Start

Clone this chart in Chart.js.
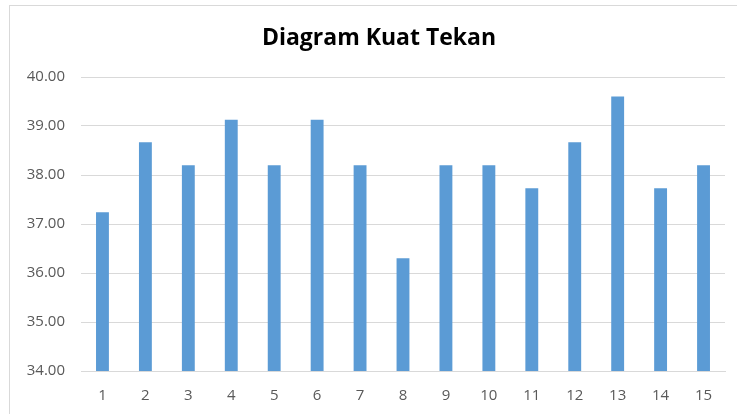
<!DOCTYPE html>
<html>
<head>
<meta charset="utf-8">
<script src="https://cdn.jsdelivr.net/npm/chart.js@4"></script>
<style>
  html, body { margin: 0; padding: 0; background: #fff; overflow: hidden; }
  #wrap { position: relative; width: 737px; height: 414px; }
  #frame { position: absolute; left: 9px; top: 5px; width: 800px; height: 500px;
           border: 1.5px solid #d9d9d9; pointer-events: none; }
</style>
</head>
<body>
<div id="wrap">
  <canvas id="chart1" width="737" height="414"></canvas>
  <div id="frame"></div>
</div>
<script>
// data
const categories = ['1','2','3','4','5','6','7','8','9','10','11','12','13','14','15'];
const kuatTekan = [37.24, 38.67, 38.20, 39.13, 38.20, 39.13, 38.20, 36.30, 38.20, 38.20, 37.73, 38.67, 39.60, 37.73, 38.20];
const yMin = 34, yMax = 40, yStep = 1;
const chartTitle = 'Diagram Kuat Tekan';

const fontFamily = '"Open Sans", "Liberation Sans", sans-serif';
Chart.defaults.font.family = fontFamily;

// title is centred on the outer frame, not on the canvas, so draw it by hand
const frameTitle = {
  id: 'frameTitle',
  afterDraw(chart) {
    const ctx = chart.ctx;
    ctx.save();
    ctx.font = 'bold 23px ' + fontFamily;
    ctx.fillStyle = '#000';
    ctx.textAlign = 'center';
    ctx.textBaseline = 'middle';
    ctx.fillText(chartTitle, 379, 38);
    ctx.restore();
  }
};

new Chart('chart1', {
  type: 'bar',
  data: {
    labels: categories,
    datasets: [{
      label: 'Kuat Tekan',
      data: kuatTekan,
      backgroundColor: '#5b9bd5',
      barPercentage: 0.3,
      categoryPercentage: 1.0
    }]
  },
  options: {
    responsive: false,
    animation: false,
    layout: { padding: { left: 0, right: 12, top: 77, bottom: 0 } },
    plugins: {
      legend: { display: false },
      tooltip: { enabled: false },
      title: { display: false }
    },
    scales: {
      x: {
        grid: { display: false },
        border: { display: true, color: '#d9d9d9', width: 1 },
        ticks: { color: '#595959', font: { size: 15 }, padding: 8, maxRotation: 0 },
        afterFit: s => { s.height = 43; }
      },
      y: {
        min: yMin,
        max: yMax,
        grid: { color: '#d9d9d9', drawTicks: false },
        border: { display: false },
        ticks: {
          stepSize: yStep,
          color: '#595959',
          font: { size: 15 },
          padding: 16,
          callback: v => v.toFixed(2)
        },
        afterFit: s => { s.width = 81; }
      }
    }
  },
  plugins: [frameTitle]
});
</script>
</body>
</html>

End

The listing above must be printed again exactly, minus its pictures.

**Answer for the task:**
Clone this chart in Chart.js.
<!DOCTYPE html>
<html>
<head>
<meta charset="utf-8">
<script src="https://cdn.jsdelivr.net/npm/chart.js@4"></script>
<style>
  html, body { margin: 0; padding: 0; background: #fff; overflow: hidden; }
  #wrap { position: relative; width: 737px; height: 414px; }
  #frame { position: absolute; left: 9px; top: 5px; width: 800px; height: 500px;
           border: 1.5px solid #d9d9d9; pointer-events: none; }
</style>
</head>
<body>
<div id="wrap">
  <canvas id="chart1" width="737" height="414"></canvas>
  <div id="frame"></div>
</div>
<script>
// data
const categories = ['1','2','3','4','5','6','7','8','9','10','11','12','13','14','15'];
const kuatTekan = [37.24, 38.67, 38.20, 39.13, 38.20, 39.13, 38.20, 36.30, 38.20, 38.20, 37.73, 38.67, 39.60, 37.73, 38.20];
const yMin = 34, yMax = 40, yStep = 1;
const chartTitle = 'Diagram Kuat Tekan';

const fontFamily = '"Open Sans", "Liberation Sans", sans-serif';
Chart.defaults.font.family = fontFamily;

// title is centred on the outer frame, not on the canvas, so draw it by hand
const frameTitle = {
  id: 'frameTitle',
  afterDraw(chart) {
    const ctx = chart.ctx;
    ctx.save();
    ctx.font = 'bold 23px ' + fontFamily;
    ctx.fillStyle = '#000';
    ctx.textAlign = 'center';
    ctx.textBaseline = 'middle';
    ctx.fillText(chartTitle, 379, 38);
    ctx.restore();
  }
};

new Chart('chart1', {
  type: 'bar',
  data: {
    labels: categories,
    datasets: [{
      label: 'Kuat Tekan',
      data: kuatTekan,
      backgroundColor: '#5b9bd5',
      barPercentage: 0.3,
      categoryPercentage: 1.0
    }]
  },
  options: {
    responsive: false,
    animation: false,
    layout: { padding: { left: 0, right: 12, top: 77, bottom: 0 } },
    plugins: {
      legend: { display: false },
      tooltip: { enabled: false },
      title: { display: false }
    },
    scales: {
      x: {
        grid: { display: false },
        border: { display: true, color: '#d9d9d9', width: 1 },
        ticks: { color: '#595959', font: { size: 15 }, padding: 8, maxRotation: 0 },
        afterFit: s => { s.height = 43; }
      },
      y: {
        min: yMin,
        max: yMax,
        grid: { color: '#d9d9d9', drawTicks: false },
        border: { display: false },
        ticks: {
          stepSize: yStep,
          color: '#595959',
          font: { size: 15 },
          padding: 16,
          callback: v => v.toFixed(2)
        },
        afterFit: s => { s.width = 81; }
      }
    }
  },
  plugins: [frameTitle]
});
</script>
</body>
</html>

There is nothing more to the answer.